Si demain il meurt en plein live, c’est dû à son état de santé de merde et pas à nous. (…) Dis devant la caméra que c’est pas notre responsabilité si tu meurs en plein live.
Naruto, de la chaîne le Lokal
à JP lors d’un live
Depuis le drame, Naruto a publié plusieurs messages sur Instagram. Dans une première story, il écrit : « J’ai toujours redouté le jour où je devrais écrire ces mots. Malheureusement, cette nuit, JP (Raphaël Graven) nous a quittés. Mon frère, mon acolyte, mon partenaire. (…) Je vous demande à tous de respecter sa mémoire et de ne pas partager la vidéo de son dernier souffle dans son sommeil.”
Dans une seconde story, il réagit aux spéculations sur les réseaux sociaux : « Personne ne sait, mais tout le monde parle. On s’aimait et c’est tout ce qui compte. »
La ministre Déléguée chargée de l’Intelligence Artificielle et du Numérique a communiqué au sujet de cette mort, rappelant que « la responsabilité des plateformes en ligne sur la diffusion de contenus illicites n’est pas une option : c’est la loi ».

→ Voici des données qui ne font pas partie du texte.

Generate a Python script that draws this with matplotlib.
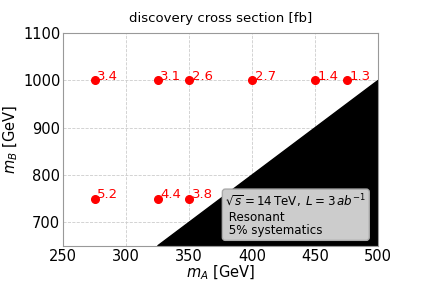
import numpy as np
import matplotlib
matplotlib.use("Agg")
import matplotlib.pyplot as plt

# data points (m_A, m_B, discovery cross section)
mA = [275, 325, 350, 400, 450, 475, 275, 325, 350]
mB = [1000, 1000, 1000, 1000, 1000, 1000, 750, 750, 750]
xsec = ["3.4", "3.1", "2.6", "2.7", "1.4", "1.3", "5.2", "4.4", "3.8"]

# kinematically excluded region: m_B < 2 m_A
edge_x = [325, 500, 500]
edge_y = [650, 1000, 650]

fig, ax = plt.subplots(figsize=(4.21, 2.81), dpi=100)
fig.subplots_adjust(left=0.15, right=0.898, top=0.882, bottom=0.125)

ax.fill(edge_x, edge_y, color="black", zorder=2)
ax.plot(mA, mB, "o", color="red", markersize=5.5, zorder=3)
for x, y, s in zip(mA, mB, xsec):
    ax.text(x + 2, y + 1, s, color="red", fontsize=9.5, zorder=4)

ax.set_xlim(250, 500)
ax.set_ylim(650, 1100)
ax.set_xticks([250, 300, 350, 400, 450, 500])
ax.set_yticks([700, 800, 900, 1000, 1100])
ax.tick_params(labelsize=10.5, length=0, pad=2)
ax.grid(True, linestyle="--", color="#cccccc", linewidth=0.6, zorder=0)
for sp in ax.spines.values():
    sp.set_color("#999999")

ax.set_xlabel(r"$m_A$ [GeV]", fontsize=10.5, labelpad=0)
ax.set_ylabel(r"$m_B$ [GeV]", fontsize=10.5, labelpad=2)
ax.set_title("discovery cross section [fb]", fontsize=9.5, pad=8)

ax.text(0.515, 0.04,
        "$\\sqrt{s}=14\\,\\mathrm{TeV},\\ L=3\\,ab^{-1}$\n Resonant\n 5% systematics",
        transform=ax.transAxes, fontsize=8.6, va="bottom", ha="left", zorder=5,
        linespacing=1.05,
        bbox=dict(boxstyle="round,pad=0.25", facecolor="#cccccc", edgecolor="#aaaaaa"))

fig.savefig("out.png", dpi=100)
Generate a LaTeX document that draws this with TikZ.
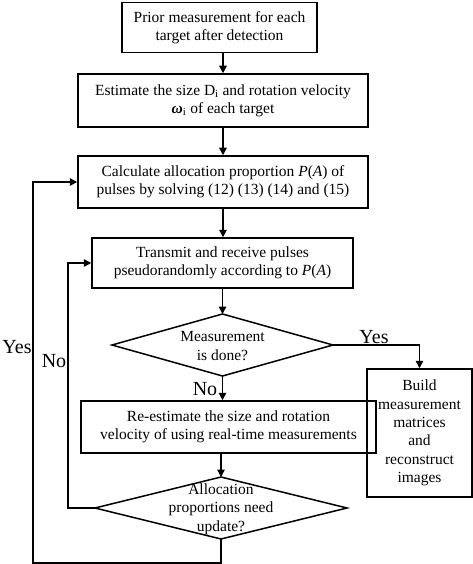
\documentclass[tikz,border=0pt]{standalone}
\usepackage{fontspec}
\setmainfont{Liberation Serif}
\usetikzlibrary{arrows.meta}
\begin{document}
\begin{tikzpicture}[x=1pt,y=-1pt,
  every node/.style={font=\fontsize{15.5}{18.3}\selectfont, inner sep=0pt},
  box/.style={draw, line width=1.5pt, align=center},
  lbl/.style={font=\fontsize{20}{22}\selectfont},
  conn/.style={line width=1.5pt},
  arr/.style={conn, -{Triangle[length=7.5pt,width=7.5pt]}}]
\useasboundingbox (0,0) rectangle (473,564);
% boxes
\node[box, minimum width=195pt, minimum height=50pt] (b1) at (219.5,27.5)
  {Prior measurement for each\\target after detection};
\node[box, minimum width=290pt, minimum height=53pt] (b2) at (223,100.5)
  {Estimate the size D\textsubscript{i} and rotation velocity\\\textbf{\textit{ω}}\textsubscript{i} of each target};
\node[box, minimum width=290pt, minimum height=52pt] (b3) at (223,182)
  {Calculate allocation proportion \textit{P}(\textit{A}) of\\pulses by solving (12) (13) (14) and (15)};
\node[box, minimum width=261pt, minimum height=50pt] (b4) at (222.5,263)
  {Transmit and receive pulses\\pseudorandomly according to \textit{P}(\textit{A})};
% diamond 1
\node[align=center] (d1) at (222.5,346) {Measurement\\is done?};
\coordinate (d1t) at (222.5,314);
\coordinate (d1r) at (333,345);
\coordinate (d1b) at (222.5,376);
\coordinate (d1l) at (112,345);
\draw[conn, line join=miter] (d1t) -- (d1r) -- (d1b) -- (d1l) -- cycle;
\node[box, minimum width=105pt, minimum height=128pt] (b5) at (419.5,433)
  {Build\\measurement\\matrices\\and\\reconstruct\\images};
\node[box, minimum width=295pt, minimum height=52pt] (b6) at (228.5,427)
  {Re-estimate the size and rotation\\velocity of using real-time measurements};
% diamond 2
\node[align=center] (d2) at (221,509) {Allocation\\proportions need\\update?};
\coordinate (d2t) at (221,477);
\coordinate (d2r) at (347,508);
\coordinate (d2b) at (221,539);
\coordinate (d2l) at (95,508);
\draw[conn, line join=miter] (d2t) -- (d2r) -- (d2b) -- (d2l) -- cycle;
% connectors
\draw[arr] (b1.south -| b2) -- (b2.north);
\draw[arr] (b2.south) -- (b3.north);
\draw[arr] (b3.south) -- (b3.south |- b4.north);
\draw[arr] (b4.south -| d1t) -- (d1t);
\draw[arr] (d1r) -| (b5.north);
\draw[arr] (d1b) -- (d1b |- b6.north);
\draw[arr] (d2t |- b6.south) -- (d2t);
\coordinate (noX) at (68,508);
\coordinate (yesY) at (221,563);
\draw[arr] (d2l) -- (noX) |- (b4.west);
\draw[arr] (d2b) -- (yesY) -| (33,182) -- (b3.west);
% labels
\node[lbl] (lyes1) at (374,337) {Yes};
\node[lbl] (lno1) at (205,389) {No};
\node[lbl] (lyes2) at (17,347) {Yes};
\node[lbl] (lno2) at (54,361) {No};
\end{tikzpicture}
\end{document}
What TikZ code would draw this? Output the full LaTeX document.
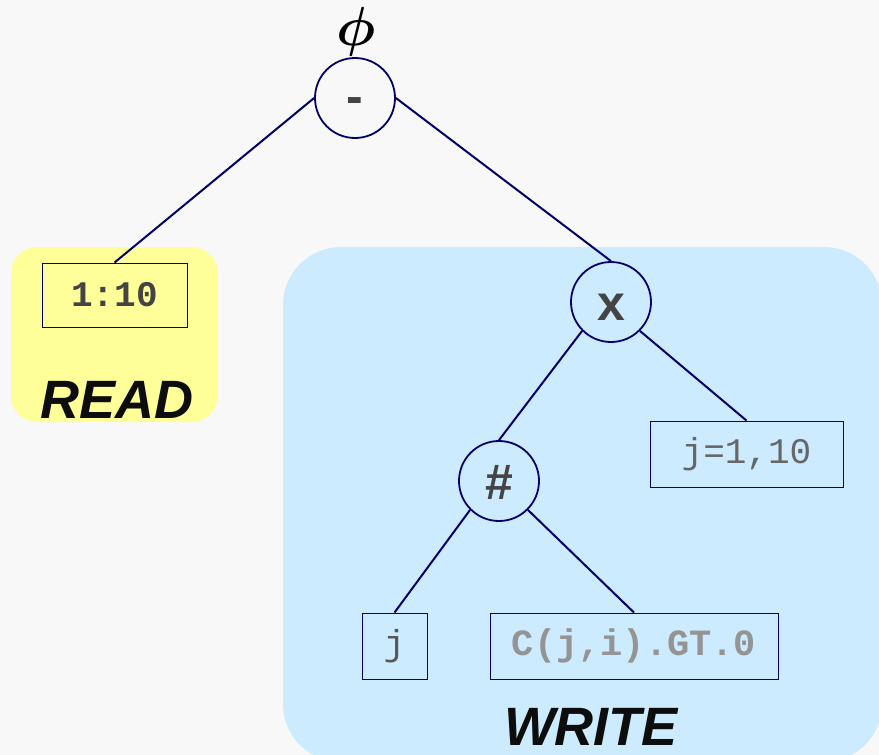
\documentclass[tikz,border=0pt]{standalone}
\usepackage{bm}
\usepackage{fontspec}
\setmainfont{Liberation Sans}
\newfontfamily\monofam{Liberation Mono}
\definecolor{bgray}{HTML}{F8F8F8}
\definecolor{readbg}{HTML}{FFFF99}
\definecolor{writebg}{HTML}{CCEBFF}
\definecolor{edge}{HTML}{000066}
\definecolor{ink}{HTML}{444444}
\newcommand{\opsym}[2]{\raisebox{#1}[0pt][0pt]{#2}}
\tikzset{
  opnode/.style={circle, draw=edge, line width=1.8pt, minimum size=80pt, inner sep=0pt,
    text=ink, font=\fontsize{50}{50}\selectfont\bfseries},
  leaf/.style={rectangle, draw=edge, line width=0.9pt, inner sep=0pt},
  monoreg/.style={font=\monofam\fontsize{36}{36}\selectfont},
  monobold/.style={font=\monofam\fontsize{#1}{#1}\selectfont\bfseries},
  link/.style={draw=edge, line width=2pt},
  phase/.style={font=\fontsize{54}{54}\selectfont\bfseries\itshape, text=black!95,
    inner sep=0pt, anchor=base}
}
\begin{document}
\begin{tikzpicture}[x=1pt,y=-1pt]
  \useasboundingbox (0,0) rectangle (879,755);
  \fill[bgray] (0,0) rectangle (879,755);
  % phase regions
  \fill[readbg, rounded corners=26pt] (11,247) rectangle (218,422);
  \begin{scope}
    \clip (0,0) rectangle (879,755);
    \fill[writebg, rounded corners=58pt] (283,247) rectangle (882,762);
  \end{scope}
  % operator nodes
  \node[opnode] (minus) at (355,98) {\opsym{-15pt}{-}};
  \node[opnode] (cross) at (611,302) {\opsym{-18pt}{x}};
  \node[opnode] (hash) at (499,481) {\opsym{-18pt}{\#}};
  \node[scale=5.5, inner sep=0pt] (phi) at (356,32) {$\bm{\phi}$};
  % leaves
  \node[leaf, monobold=36, minimum width=145pt, minimum height=64pt, text=ink]
        (range) at (114.5,295) {1:10};
  \node[leaf, monoreg, minimum width=193pt, minimum height=66pt, text=black!60]
        (loop) at (746.5,454) {j=1,10};
  \node[leaf, monoreg, minimum width=65pt, minimum height=66pt, text=black!66]
        (jvar) at (394.5,646) {j};
  \node[leaf, monobold=37, minimum width=288pt, minimum height=66pt, text=black!42]
        (cond) at (634,646) {C(j,i).GT.0};
  % phase labels
  \node[phase] (readlbl) at (117,418) {READ};
  \node[phase] (writelbl) at (591,745) {WRITE};
  % tree edges
  \draw[link] (minus.west) -- (range.north);
  \draw[link] (minus.east) -- (cross.north);
  \draw[link] (cross.south west) -- (hash.north);
  \draw[link] (cross.south east) -- (loop.north);
  \draw[link] (hash.south west) -- (jvar.north);
  \draw[link] (hash.south east) -- (cond.north);
\end{tikzpicture}
\end{document}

Le décès de Jean Pormanove et les violences qu’il a subies sont une horreur absolue. J’adresse toutes mes condoléances à sa famille et à ses proches.
Jean Pormanove a été humilié et maltraité pendant des mois en direct sur la plateforme Kick.
Une enquête judiciaire est en cours.…— Clara Chappaz (@ClaraChappaz) August 19, 2025
Une enquête est en cours. Plus d’informations à suivre.